2. Define Entities and Attributes
In this step, we identify:
Entities – Objects, items, or concepts about which data is stored
Attributes – Characteristics or properties of each entity
Entity:
An entity represents the main subject of the data.
Example: Customer, Product, Order
Attribute:
An attribute describes the properties of an entity.
Example:
Customer → Customer_ID, Name, Email
Product → Product_ID, Price, Category
Clearly defining entities and attributes ensures an organized and meaningful database structure.
3. Map Relationships
Relationships show how different entities are connected.
Relationship mapping involves:
Identifying connections between entities
Defining the nature of relationships (One-to-One, One-to-Many, Many-to-Many)
Specifying how entities coordinate with each other
Example:
A Customer places many Orders (One-to-Many)

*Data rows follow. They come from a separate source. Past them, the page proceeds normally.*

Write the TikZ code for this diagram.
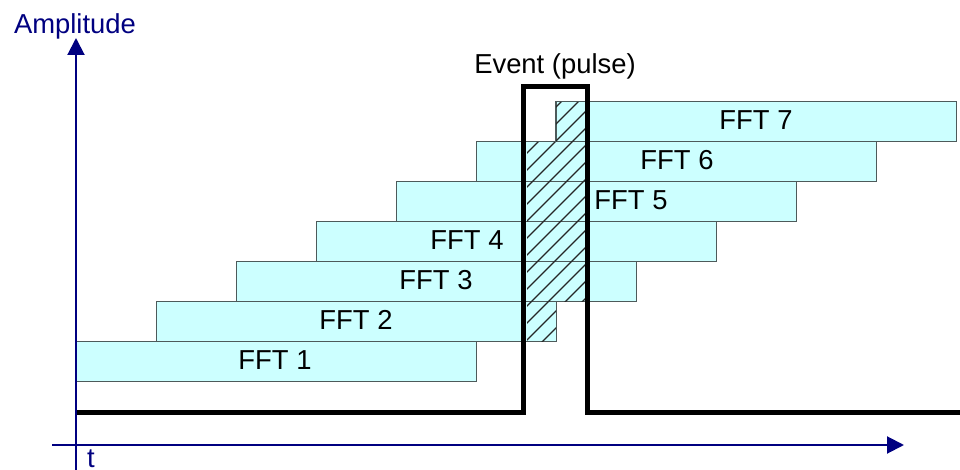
\documentclass[tikz,border=0pt]{standalone}
\usepackage{fontspec}
\setmainfont{Liberation Sans}
\usepackage{tikz}
\usetikzlibrary{arrows.meta}
\definecolor{axisblue}{HTML}{000080}
\definecolor{fftcyan}{HTML}{CCFFFF}
\definecolor{fftedge}{HTML}{4D5A5A}

\begin{document}
\begin{tikzpicture}[x=0.5pt, y=-0.5pt,
  axis/.style={draw=axisblue, line width=1pt, -{Triangle[length=8.5pt,width=8.5pt]}},
  fftbar/.style={draw=fftedge, line width=0.5pt, fill=fftcyan, inner sep=0pt,
    minimum width=200pt, minimum height=20pt},
  fftlabel/.style={anchor=base, font=\fontsize{13.7}{15}\selectfont},
  hatchline/.style={line width=0.7pt, black!85},
  pulseline/.style={line width=2.5pt, line join=miter}]

  \useasboundingbox (0,0) rectangle (960,470);

  \newcommand\barW{400}
  \newcommand\barH{40}

  %% bars, one per window
  \foreach \k in {1,...,7}{
    \node[fftbar] (fft\k) at ({76 + (\k-1)*80 + \barW/2}, {382 - (\k-1)*\barH - \barH/2}) {};
  }

  %% hatched overlap with the pulse
  \begin{scope}
    \clip (527,142) rectangle (585,302)
          (527,302) rectangle (556,342)
          (556,102) rectangle (585,142);
    \foreach \i in {150,167,...,650}
      \draw[hatchline] (\i,360) -- ++(270,-270);
  \end{scope}
  \draw[fftedge, line width=0.5pt] (fft7.north west) -- (fft7.south west);

  %% labels
  \node[fftlabel] (lab1) at (275,370) {FFT 1};
  \node[fftlabel] (lab2) at (356,330) {FFT 2};
  \node[fftlabel] (lab3) at (436,290) {FFT 3};
  \node[fftlabel] (lab4) at (467,250) {FFT 4};
  \node[fftlabel] (lab5) at (631,210) {FFT 5};
  \node[fftlabel] (lab6) at (677,170) {FFT 6};
  \node[fftlabel] (lab7) at (756,130) {FFT 7};

  %% pulse
  \coordinate (p0) at (76,413);
  \coordinate (p1) at (523,413);
  \coordinate (p2) at (523,87);
  \coordinate (p3) at (587,87);
  \coordinate (p4) at (587,413);
  \coordinate (p5) at (960,413);
  \draw[pulseline] (p0) -- (p1) -- (p2) -- (p3) -- (p4) -- (p5);
  \node[fftlabel] (event) at (555,74) {Event (pulse)};

  %% axes
  \coordinate (xstart) at (52,445);
  \coordinate (xend) at (904,445);
  \coordinate (ystart) at (76,470);
  \coordinate (yend) at (76,38);
  \draw[axis] (xstart) -- (xend); %% t
  \draw[axis] (ystart) -- (yend); %% amplitude
  \node[fftlabel, text=axisblue] (amp) at (75,34) {Amplitude};
  \node[fftlabel, text=axisblue] (tlab) at (91,468) {t};

\end{tikzpicture}
\end{document}
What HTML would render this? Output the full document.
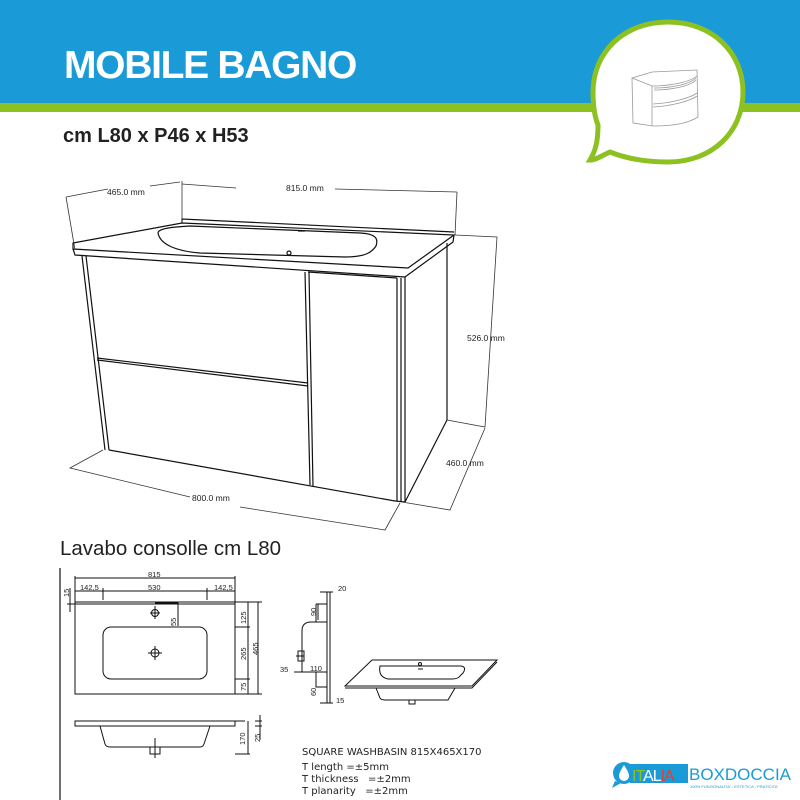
<!DOCTYPE html>
<html><head><meta charset="utf-8"><style>
html,body{margin:0;padding:0;background:#fff;}
svg{display:block}
</style></head><body>
<svg width="800" height="800" viewBox="0 0 800 800" xmlns="http://www.w3.org/2000/svg" font-family="Liberation Sans, sans-serif">
<rect x="0" y="0" width="800" height="104" fill="#1a9bd7"/>
<rect x="0" y="103" width="800" height="9" fill="#8dc021"/>
<text x="64" y="78" font-size="39" font-weight="bold" fill="#fff" letter-spacing="-1.3">MOBILE BAGNO</text>
<!-- bubble -->
<path d="M668,22 C712,22 743,52 743,92 C743,132 712,162 668,162 C645,162 625,158 610,152 C603,155 596,160 590,160 C596,150 598,140 598,125 C594,115 593,103 593,92 C593,52 624,22 668,22 Z" fill="#fff" stroke="#8dc021" stroke-width="5"/>
<g fill="none" stroke="#999" stroke-width="0.8">
<path d="M632,78 L652,72 L697,70 L698,117 C690,122 678,126 653,126 L633,123 Z"/>
<path d="M652,86 L652,126 M632,78 L652,86 C670,86 690,82 697,76"/>
<path d="M654,88 C672,88 690,84 696,78 M654,90 C672,90 690,86 696,80"/>
<path d="M653,104 C672,103 690,98 697,93 M653,107 C672,106 690,101 697,96"/>
</g>
<text x="63" y="142" font-size="20" font-weight="bold" fill="#222">cm L80 x P46 x H53</text>
<!-- cabinet -->
<g fill="none" stroke="#111" stroke-width="1.2" font-size="8.5" >
<path d="M73,243 L182,223 L454,235 L408,268 L73,249 Z" fill="#fff"/>
<path d="M73,249 L75,255 L405,277 L453,242 L454,235"/>
<path d="M182,223 L182,219 L454,232"/>
<path d="M158,233 C158,229 170,227 190,226 L360,233 C378,234 378,240 376,246 C372,252 366,257 345,257 L200,253 C175,251 160,244 158,233 Z"/>
<circle cx="289" cy="253" r="2"/>
<path d="M298,231 L305,231"/>
<path d="M82,256 L105,450 M86,256 L109,450 M109,450 L395,501"/>
<path d="M97,358 L308,383 M97,360 L308,386"/>
<path d="M305,272 L310,485 M309,272 L313,487"/>
<path d="M308,272 L397,278 M397,278 L397,501 M401,278 L401,501 M405,277 L405,502 M405,502 L447,420 M447,243 L447,420"/>
<path d="M395,501 L405,502"/>
</g>
<g fill="none" stroke="#333" stroke-width="0.8">
<path d="M66,197 L75,250 M66,197 L108,189 M150,186 L180,182 M182,181 L182,223"/>
<path d="M182,184 L236,188 M335,189 L457,192 M457,192 L455,235"/>
<path d="M455,235 L497,237 L485,427 L447,420"/>
<path d="M485,428 L450,510 L402,502"/>
<path d="M103,450 L70,468 L190,497 M240,507 L385,530 L400,503"/>
</g>
<g font-size="8.5" fill="#222">
<text x="107" y="195">465.0 mm</text>
<text x="286" y="191">815.0 mm</text>
<text x="467" y="341">526.0 mm</text>
<text x="446" y="466">460.0 mm</text>
<text x="192" y="501">800.0 mm</text>
</g>
<text x="60" y="555" font-size="20.5" fill="#222">Lavabo consolle cm L80</text>
<line x1="60" y1="568" x2="60" y2="800" stroke="#111" stroke-width="1.2"/>
<!-- top view -->
<g fill="none" stroke="#111" stroke-width="1">
<rect x="75" y="602" width="160" height="92"/>
<line x1="68" y1="604" x2="235" y2="604"/>
<rect x="103" y="627" width="104" height="52" rx="8"/>
<circle cx="155" cy="613" r="3.5"/><circle cx="155" cy="653" r="4"/>
<path d="M148,653 L162,653 M155,646 L155,660 M150,613 L160,613 M155,606 L155,619 M155,603 L178,603 L178,626"/>
<path d="M75,576 L75,604 M235,576 L235,604 M75,578 L235,578 M75,591 L103,591 M103,588 L103,600 M207,588 L207,600 M103,591 L207,591 M207,591 L235,591 M70,588 L70,612 M67,604 L72,604"/>
<path d="M235,602 L262,602 M235,694 L262,694 M258,602 L258,694 M235,627 L250,627 M235,679 L250,679 M248,602 L248,694"/>
<rect x="75" y="721" width="160" height="5"/>
<path d="M100,726 L105,744 Q106,747 110,747 L200,747 Q203,747 204,744 L210,726"/>
<rect x="150" y="747" width="10" height="7"/><line x1="155" y1="738" x2="155" y2="758"/>
<path d="M235,721 L245,721 M235,754 L250,754 M248,721 L248,754 M260,715 L260,740 M255,721 L262,721 M255,726 L262,726"/>
</g>
<g font-size="7.5" fill="#222">
<text x="148" y="577">815</text>
<text x="80" y="590">142,5</text><text x="148" y="590">530</text><text x="214" y="590">142,5</text>
<text transform="translate(69,597) rotate(-90)">15</text>
<text transform="translate(176,626) rotate(-90)">55</text>
<text transform="translate(246,624) rotate(-90)">125</text>
<text transform="translate(246,660) rotate(-90)">265</text>
<text transform="translate(246,691) rotate(-90)">75</text>
<text transform="translate(258,655) rotate(-90)">465</text>
<text transform="translate(245,745) rotate(-90)">170</text>
<text transform="translate(260,742) rotate(-90)">25</text>
</g>
<!-- side profile -->
<g fill="none" stroke="#111" stroke-width="1">
<path d="M327,592 L327,703 M330,592 L330,703 M320,592 L333,592 M320,703 L333,703"/>
<path d="M316,604 L327,604 M316,604 L316,622 M302,631 Q302,622 311,622 L327,622 M302,631 L302,672 L327,672 M316,672 L316,687 L327,687"/>
<rect x="298" y="651" width="6" height="10"/>
<path d="M296,656 L304,656 M294,672 L302,672 M313,672 L327,672 M318,604 L318,620"/>
</g>
<g font-size="7.5" fill="#222">
<text x="338" y="591">20</text><text x="336" y="703">15</text>
<text x="280" y="672">35</text><text x="310" y="671">110</text>
<text transform="translate(316,616) rotate(-90)">90</text>
<text transform="translate(316,696) rotate(-90)">60</text>
</g>
<!-- perspective basin -->
<g fill="none" stroke="#111" stroke-width="1">
<path d="M345,686 L372,660 L497,660 L472,686 Z M345,688 L472,688 L497,662"/>
<path d="M380,666 L461,666 Q467,667 463,673 L460,676 Q458,679 452,679 L388,679 Q378,677 380,666 Z"/>
<path d="M376,688 L380,698 Q381,700 386,700 L448,700 L455,688"/>
<rect x="409" y="700" width="6" height="4"/>
<circle cx="420" cy="664" r="1.5"/><line x1="418" y1="669" x2="423" y2="669"/>
</g>
<g font-family="DejaVu Sans, sans-serif" font-size="10" fill="#222">
<text x="302" y="755">SQUARE WASHBASIN 815X465X170</text>
<text x="302" y="770">T length =±5mm</text>
<text x="302" y="782">T thickness &#160;&#160;=±2mm</text>
<text x="302" y="794">T planarity &#160;&#160;=±2mm</text>
</g>
<!-- logo -->
<circle cx="624" cy="773" r="11" fill="#1a9bd7"/>
<path d="M615,781 L612,788 L621,783 Z" fill="#1a9bd7"/>
<path d="M624,765 C620,771 619,774 619,776 A5,5 0 0 0 629,776 C629,774 628,771 624,765 Z" fill="#fff"/>
<rect x="630" y="764" width="58" height="19" fill="#1a9bd7"/>
<text x="632" y="781" font-size="16" fill="#fff" letter-spacing="-1"><tspan fill="#8dc021">IT</tspan>AL<tspan fill="#e53c2e">IA</tspan></text>
<text x="689" y="780" font-size="17" fill="#1a9bd7">BOXDOCCIA</text>
<text x="690" y="788" font-size="4" fill="#1a9bd7">100% FUNZIONALITA' - ESTETICA - PRATICITA'</text>
</svg>
</body></html>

A Product belongs to one Category
Proper relationship mapping ensures data integrity and avoids redundancy.
4. Choose the Appropriate Model Type
The next step is selecting the correct type of data model based on project requirements.
This may include choosing between:
Conceptual Data Model
Logical Data Model
Physical Data Model
Or selecting a specific modeling approach such as:
Relational Model
Object-Oriented Model
The decision depends on:
Project complexity
Data properties
Business goals
Database technology
5. Implementation and Maintenance
Implementation:
This step converts the logical or physical data model into a real database schema.
It includes:
Creating tables
Defining primary and foreign keys
Adding constraints (NOT NULL, UNIQUE, etc.)
Generating database-specific configurations
Maintenance:
Data modeling is not a one-time activity.
Maintenance involves:
Updating the model for new requirements
Modifying structure based on business changes
Adapting to technological upgrades
It is a continuous process that ensures long-term system efficiency.